Robert S. McNamara, Colin Powell
and "The Fog of War"
By Bernard Weiner, Co-Editor,
The Crisis Papers
January 27, 2004
Secretary of State Colin Powell should be required to view the new Errol Morris "Fog of War" film. You may have heard about it: a documentary interview with former Defense Secretary Robert S. McNamara, plus lots of historical film footage and dynamite audiotape recordings of Presidents Kennedy and Johnson talking frankly with McNamara and other advisors about Cuba and Vietnam.
In "Fog of War" -- which opened recently nationwide -- McNamara, in his mid-80s, speaks agonizingly of his moral culpability in World War II and later in Vietnam in the '60s and early-'70s.

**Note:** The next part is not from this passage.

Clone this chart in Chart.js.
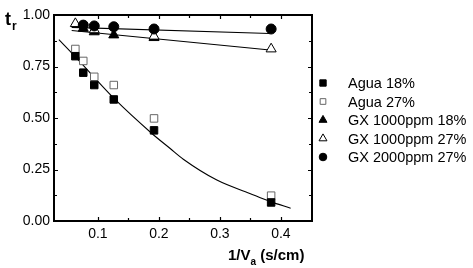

McNamara saw himself as a loyal soldier, who told the truth to his boss, the President of the United States -- that the Vietnam war was unwinnable, that the best thing the U.S. could hope for was an endless stalemate -- but who was overruled. Rather than resign in protest, as a way of perhaps saving tens of thousands of American (and many hundreds of thousands of Vietnamese civilian) lives, he stayed on as a technocrat, positively spinning the war news while leading a disastrous campaign he knew made no sense. His soul was forever tarnished.